Des fleurs pour les blaireaux

Les blaireaux sur la route, d’aucuns les écrasent et filent, « pas qu’ça à faire, accélère » comme chante l’ami Bertin. Quelques-uns les repoussent du pied dans le caniveau et, c’est plus rare, en font le titre d’un livre (on peut y voir un hommage autant que l’expression d’une mauvaise conscience légitime). D’autres, encore plus rares, leur viennent en aide, ramassent les blessés et les ramènent jusqu’au centre de soin où ils sont parfois sauvés et relâchés. Sur l’un des comptes que je suis, je lis ainsi l’histoire de Christine qui a fait « deux heures de route » pour ramener la blairelle « en état de choc et en hypothermie » avec « des fractures des phalanges et du métacarpe de la patte avant » et « plusieurs plaies au niveau de la tête », qu’un automobiliste avait percuté devant elle sans s’arrêter. Je regarde la vidéo qui montre le moment où l’animal, désormais hors de danger, regagne son territoire, avec une furieuse envie d’envoyer un message de remerciement à cette Christine que je ne connais pas. Plus tard, un autre post évoque, non loin d’ici, le sauvetage d’un blaireau étranglé par un collet, soigné au centre du Tichodrome (bravo à eux) et relâché.
Maude, elle – c’est encore autre chose. Je ne peux pas en parler, pas encore : c’est entre elle et eux, eux et moi ; et puis, Maude ne s’appelle pas Maude, même si j’ai tout de suite songé au personnage du film de Hal Ashby en voyant cette dame enjouée, pétillante de vie, à qui je dédicaçais mon dernier livre. Elle est d’évidence de ces êtres lumineux et lucides, dignes et discrets, qui vous réconcilient avec votre espèce. Comme Maude, elle lutte « à sa manière », sans tapage (même si ce dernier est par ailleurs nécessaire), avec l’élégance tendue, silencieuse et lente de la danse butō qu’elle pratique – c’est en tout cas ainsi que je l’ai perçue. Nous avons commencé à parler des blaireaux et, de fil en aiguille, elle m’a raconté ce qu’elle faisait en secret pour symboliquement réparer le mal qui leur est fait. Je suis encore bouleversé par ses paroles, cette rencontre. Dans la galerie d’hommage à tous les méliphiles que j’écrirai, il y aura son portrait ainsi que, je l’espère, cette image si touchante qu’elle m’a montrée, que j’ai reçue sur l’écran de mon téléphone, que j’ai promis de ne pas divulguer (et que finalement je garde seulement dans ma mémoire et mon cœur parce que le téléphone en question a fini entre temps, comme un blaireau, écrasé par une voiture…).
Jamais je n’aurais pensé que les blaireaux puissent être à ce point une porte d’entrée vers les gens.
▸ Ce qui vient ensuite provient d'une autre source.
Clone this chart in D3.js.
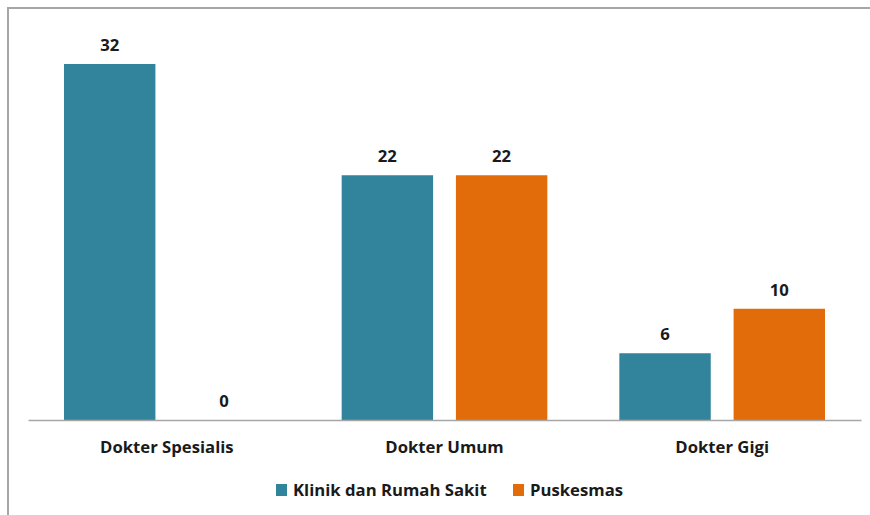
<!DOCTYPE html>
<html>
<head>
<meta charset="utf-8">
<script src="https://cdn.jsdelivr.net/npm/d3@7"></script>
<style>
  body { margin: 0; background: #fff; }
  text { font-family: "Open Sans", Lato, sans-serif; font-weight: bold; fill: #1a1a1a; }
</style>
</head>
<body>
<svg width="870" height="515"></svg>
<script>
var categories = ['Dokter Spesialis', 'Dokter Umum', 'Dokter Gigi'];
var seriesNames = ['Klinik dan Rumah Sakit', 'Puskesmas'];
var klinik = [32, 22, 6];
var puskesmas = [0, 22, 10];
var colors = ['#31849b', '#e36c0a'];

var svg = d3.select('svg');

// outer frame
svg.append('rect')
    .attr('x', 8).attr('y', 8)
    .attr('width', 870).attr('height', 520)
    .attr('fill', 'none')
    .attr('stroke', '#a6a6a6')
    .attr('stroke-width', 2);

var x0 = d3.scaleBand().domain(categories).range([28, 861]);
var x1 = d3.scaleBand().domain(seriesNames)
    .range([36, x0.bandwidth() - 36])
    .paddingInner(0.2);
var y = d3.scaleLinear().domain([0, 32]).range([420, 64]);

var rows = categories.map(function(c, i) {
    return { cat: c, vals: [klinik[i], puskesmas[i]] };
});

var groups = svg.selectAll('g.grp').data(rows).enter()
    .append('g')
    .attr('class', 'grp')
    .attr('transform', function(d) { return 'translate(' + x0(d.cat) + ',0)'; });

var bars = groups.selectAll('g.bar')
    .data(function(d) {
        return d.vals.map(function(v, j) { return { name: seriesNames[j], v: v, j: j }; });
    })
    .enter().append('g').attr('class', 'bar');

bars.append('rect')
    .attr('x', function(d) { return x1(d.name); })
    .attr('y', function(d) { return y(d.v); })
    .attr('width', x1.bandwidth())
    .attr('height', function(d) { return y(0) - y(d.v); })
    .attr('fill', function(d) { return colors[d.j]; });

bars.append('text')
    .attr('x', function(d) { return x1(d.name) + x1.bandwidth() / 2; })
    .attr('y', function(d) { return y(d.v) - 13; })
    .attr('text-anchor', 'middle')
    .attr('font-size', 16.7)
    .text(function(d) { return d.v; });

// x axis
var xAxis = svg.append('g')
    .attr('transform', 'translate(0,' + y(0) + ')')
    .call(d3.axisBottom(x0).tickSize(0).tickPadding(21));
xAxis.select('.domain').attr('stroke', '#a6a6a6').attr('stroke-width', 1.5);
xAxis.selectAll('text')
    .attr('font-size', 16.7)
    .attr('font-family', '"Open Sans", sans-serif')
    .attr('font-weight', 'bold')
    .attr('fill', '#1a1a1a');

// legend
var legendX = [276, 513];
var legend = svg.selectAll('g.leg').data(seriesNames).enter()
    .append('g')
    .attr('class', 'leg')
    .attr('transform', function(d, i) { return 'translate(' + legendX[i] + ',484)'; });
legend.append('rect')
    .attr('width', 11).attr('height', 12)
    .attr('fill', function(d, i) { return colors[i]; });
legend.append('text')
    .attr('x', 17).attr('y', 12)
    .attr('font-size', 16.7)
    .text(function(d) { return d; });
</script>
</body>
</html>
Pour accueillir la parution de mon dernier livre et fêter les trente ans de mon premier éditeur à Cessey-sur-Tille, près de Dijon, j’avais naturellement mis l’un des tee-shirts vendus par l’association de sauvegarde du blaireau Badger Trust – mon préféré, celui qui montre sur fond marron le rêve du blaireau endormi… Je n’ai ainsi cessé de parler de blaireaux et d’écouter des témoignages qui ont confirmé mon impression que le pays était décidément mûr pour enterrer le vieux passé cynégétique et faire du « petit ours de nos campagnes » l’emblème d’une possible réconciliation. Ici on m’évoque une famille de blaireaux qui a creusé sous la route, sur plus de quarante mètres (ce qui est théoriquement impossible) un tunnel qui leur permet d’éviter les risques d’écrasement. Là, on me signale un couple qui s’est installé dans la grange abandonnée du village. Au collège également il n’y a pas un jour ou un élève, un adulte, ne vienne me parler de blaireaux, me signalant hélas tous les écrasements de la région…
Il y a donc partout des blaireaux, et des gens pour les remarquer, les sauver, les choyer, les fleurir, les célébrer.